== SUPPLIED DATA

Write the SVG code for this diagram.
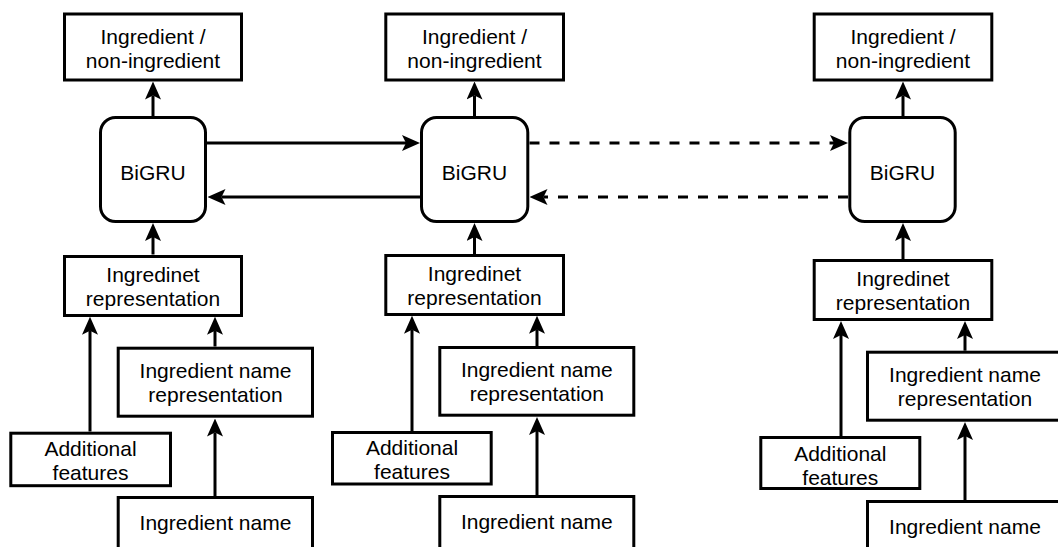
<svg xmlns="http://www.w3.org/2000/svg" width="1058" height="547" viewBox="0 0 1058 547">
<style>
.box{fill:#fff;stroke:#000;stroke-width:3}
.t{font-family:"Liberation Sans",Arial,Helvetica,sans-serif;font-size:21px;fill:#000;text-anchor:middle}
.c{fill:none;stroke:#000;stroke-width:3;marker-end:url(#ah)}
.d{stroke-dasharray:10 10}
</style>
<defs>
<marker id="ah" markerUnits="userSpaceOnUse" viewBox="0 0 18 16" markerWidth="18" markerHeight="16" refX="4" refY="8" orient="auto">
<path d="M18,8 L0,0 L4,8 L0,16 Z" fill="#000"/>
</marker>
</defs>
<rect width="1058" height="547" fill="#fff"/>

<g id="connectors">
<path class="c" d="M153,116 V95.5"/>
<path class="c" d="M153,254.5 V237"/>
<path class="c" d="M90,431.5 V330.7"/>
<path class="c" d="M215,346.5 V330.7"/>
<path class="c" d="M215,496 V432.5"/>
<path class="c" d="M474.5,116 V95.5"/>
<path class="c" d="M474.5,254 V237"/>
<path class="c" d="M412,431 V329.7"/>
<path class="c" d="M537,346 V329.7"/>
<path class="c" d="M537,495 V431"/>
<path class="c" d="M903,116 V95.5"/>
<path class="c" d="M903,259 V237"/>
<path class="c" d="M841,436 V335"/>
<path class="c" d="M965,350.7 V335"/>
<path class="c" d="M965,500 V436"/>
<path class="c" d="M207,143 H406"/>
<path class="c" d="M420,197 H221.5"/>
<path class="c d" d="M529.5,143 H834"/>
<path class="c d" d="M848,197 H543.5"/>
</g>

<g id="col1-output"><rect class="box" x="64.5" y="14" width="177" height="66"/><text class="t" x="153" y="44">Ingredient /</text><text class="t" x="153" y="68">non-ingredient</text></g>
<g id="col1-bigru"><rect class="box" x="100.5" y="117.5" width="105" height="104" rx="15"/><text class="t" x="153" y="180">BiGRU</text></g>
<g id="col1-rep"><rect class="box" x="64.5" y="256.5" width="177" height="59"/><text class="t" x="153" y="282">Ingredinet</text><text class="t" x="153" y="306">representation</text></g>
<g id="col1-features"><rect class="box" x="10.8" y="433.2" width="159.7" height="52.5"/><text class="t" x="90.5" y="456">Additional</text><text class="t" x="90.5" y="480">features</text></g>
<g id="col1-namerep"><rect class="box" x="118.2" y="348.2" width="194.3" height="68"/><text class="t" x="215.5" y="378">Ingredient name</text><text class="t" x="215.5" y="402">representation</text></g>
<g id="col1-name"><rect class="box" x="118.2" y="497.5" width="194.3" height="60"/><text class="t" x="215.5" y="530">Ingredient name</text></g>

<g id="col2-output"><rect class="box" x="385.8" y="14" width="177.7" height="66"/><text class="t" x="474.5" y="44">Ingredient /</text><text class="t" x="474.5" y="68">non-ingredient</text></g>
<g id="col2-bigru"><rect class="box" x="421.5" y="117.5" width="106.3" height="104" rx="15"/><text class="t" x="474.5" y="180">BiGRU</text></g>
<g id="col2-rep"><rect class="box" x="385.8" y="255.5" width="177.7" height="59"/><text class="t" x="474.5" y="281">Ingredinet</text><text class="t" x="474.5" y="305">representation</text></g>
<g id="col2-features"><rect class="box" x="332.5" y="432.5" width="158.7" height="51.5"/><text class="t" x="412" y="455">Additional</text><text class="t" x="412" y="479">features</text></g>
<g id="col2-namerep"><rect class="box" x="439.8" y="347.5" width="194" height="67.7"/><text class="t" x="536.8" y="377">Ingredient name</text><text class="t" x="536.8" y="401">representation</text></g>
<g id="col2-name"><rect class="box" x="439.8" y="496.5" width="194" height="60"/><text class="t" x="536.8" y="529">Ingredient name</text></g>

<g id="col3-output"><rect class="box" x="814.2" y="14" width="177.6" height="66"/><text class="t" x="903" y="44">Ingredient /</text><text class="t" x="903" y="68">non-ingredient</text></g>
<g id="col3-bigru"><rect class="box" x="849.8" y="117.5" width="105.4" height="104" rx="15"/><text class="t" x="902.5" y="180">BiGRU</text></g>
<g id="col3-rep"><rect class="box" x="814.2" y="260.5" width="177.6" height="59"/><text class="t" x="903" y="286">Ingredinet</text><text class="t" x="903" y="310">representation</text></g>
<g id="col3-features"><rect class="box" x="760.8" y="437.5" width="159" height="51"/><text class="t" x="840.3" y="460.5">Additional</text><text class="t" x="840.3" y="484.5">features</text></g>
<g id="col3-namerep"><rect class="box" x="867.5" y="352.2" width="196" height="68"/><text class="t" x="965" y="382">Ingredient name</text><text class="t" x="965" y="406">representation</text></g>
<g id="col3-name"><rect class="box" x="867.5" y="501.5" width="196" height="60"/><text class="t" x="965" y="534">Ingredient name</text></g>
</svg>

====

EXERCISE TASK: Copy every line above word for word and exclude the pictures.

OUTPUT FOR THIS EXERCISE:
Write the SVG code for this diagram.
<svg xmlns="http://www.w3.org/2000/svg" width="1058" height="547" viewBox="0 0 1058 547">
<style>
.box{fill:#fff;stroke:#000;stroke-width:3}
.t{font-family:"Liberation Sans",Arial,Helvetica,sans-serif;font-size:21px;fill:#000;text-anchor:middle}
.c{fill:none;stroke:#000;stroke-width:3;marker-end:url(#ah)}
.d{stroke-dasharray:10 10}
</style>
<defs>
<marker id="ah" markerUnits="userSpaceOnUse" viewBox="0 0 18 16" markerWidth="18" markerHeight="16" refX="4" refY="8" orient="auto">
<path d="M18,8 L0,0 L4,8 L0,16 Z" fill="#000"/>
</marker>
</defs>
<rect width="1058" height="547" fill="#fff"/>

<g id="connectors">
<path class="c" d="M153,116 V95.5"/>
<path class="c" d="M153,254.5 V237"/>
<path class="c" d="M90,431.5 V330.7"/>
<path class="c" d="M215,346.5 V330.7"/>
<path class="c" d="M215,496 V432.5"/>
<path class="c" d="M474.5,116 V95.5"/>
<path class="c" d="M474.5,254 V237"/>
<path class="c" d="M412,431 V329.7"/>
<path class="c" d="M537,346 V329.7"/>
<path class="c" d="M537,495 V431"/>
<path class="c" d="M903,116 V95.5"/>
<path class="c" d="M903,259 V237"/>
<path class="c" d="M841,436 V335"/>
<path class="c" d="M965,350.7 V335"/>
<path class="c" d="M965,500 V436"/>
<path class="c" d="M207,143 H406"/>
<path class="c" d="M420,197 H221.5"/>
<path class="c d" d="M529.5,143 H834"/>
<path class="c d" d="M848,197 H543.5"/>
</g>

<g id="col1-output"><rect class="box" x="64.5" y="14" width="177" height="66"/><text class="t" x="153" y="44">Ingredient /</text><text class="t" x="153" y="68">non-ingredient</text></g>
<g id="col1-bigru"><rect class="box" x="100.5" y="117.5" width="105" height="104" rx="15"/><text class="t" x="153" y="180">BiGRU</text></g>
<g id="col1-rep"><rect class="box" x="64.5" y="256.5" width="177" height="59"/><text class="t" x="153" y="282">Ingredinet</text><text class="t" x="153" y="306">representation</text></g>
<g id="col1-features"><rect class="box" x="10.8" y="433.2" width="159.7" height="52.5"/><text class="t" x="90.5" y="456">Additional</text><text class="t" x="90.5" y="480">features</text></g>
<g id="col1-namerep"><rect class="box" x="118.2" y="348.2" width="194.3" height="68"/><text class="t" x="215.5" y="378">Ingredient name</text><text class="t" x="215.5" y="402">representation</text></g>
<g id="col1-name"><rect class="box" x="118.2" y="497.5" width="194.3" height="60"/><text class="t" x="215.5" y="530">Ingredient name</text></g>

<g id="col2-output"><rect class="box" x="385.8" y="14" width="177.7" height="66"/><text class="t" x="474.5" y="44">Ingredient /</text><text class="t" x="474.5" y="68">non-ingredient</text></g>
<g id="col2-bigru"><rect class="box" x="421.5" y="117.5" width="106.3" height="104" rx="15"/><text class="t" x="474.5" y="180">BiGRU</text></g>
<g id="col2-rep"><rect class="box" x="385.8" y="255.5" width="177.7" height="59"/><text class="t" x="474.5" y="281">Ingredinet</text><text class="t" x="474.5" y="305">representation</text></g>
<g id="col2-features"><rect class="box" x="332.5" y="432.5" width="158.7" height="51.5"/><text class="t" x="412" y="455">Additional</text><text class="t" x="412" y="479">features</text></g>
<g id="col2-namerep"><rect class="box" x="439.8" y="347.5" width="194" height="67.7"/><text class="t" x="536.8" y="377">Ingredient name</text><text class="t" x="536.8" y="401">representation</text></g>
<g id="col2-name"><rect class="box" x="439.8" y="496.5" width="194" height="60"/><text class="t" x="536.8" y="529">Ingredient name</text></g>

<g id="col3-output"><rect class="box" x="814.2" y="14" width="177.6" height="66"/><text class="t" x="903" y="44">Ingredient /</text><text class="t" x="903" y="68">non-ingredient</text></g>
<g id="col3-bigru"><rect class="box" x="849.8" y="117.5" width="105.4" height="104" rx="15"/><text class="t" x="902.5" y="180">BiGRU</text></g>
<g id="col3-rep"><rect class="box" x="814.2" y="260.5" width="177.6" height="59"/><text class="t" x="903" y="286">Ingredinet</text><text class="t" x="903" y="310">representation</text></g>
<g id="col3-features"><rect class="box" x="760.8" y="437.5" width="159" height="51"/><text class="t" x="840.3" y="460.5">Additional</text><text class="t" x="840.3" y="484.5">features</text></g>
<g id="col3-namerep"><rect class="box" x="867.5" y="352.2" width="196" height="68"/><text class="t" x="965" y="382">Ingredient name</text><text class="t" x="965" y="406">representation</text></g>
<g id="col3-name"><rect class="box" x="867.5" y="501.5" width="196" height="60"/><text class="t" x="965" y="534">Ingredient name</text></g>
</svg>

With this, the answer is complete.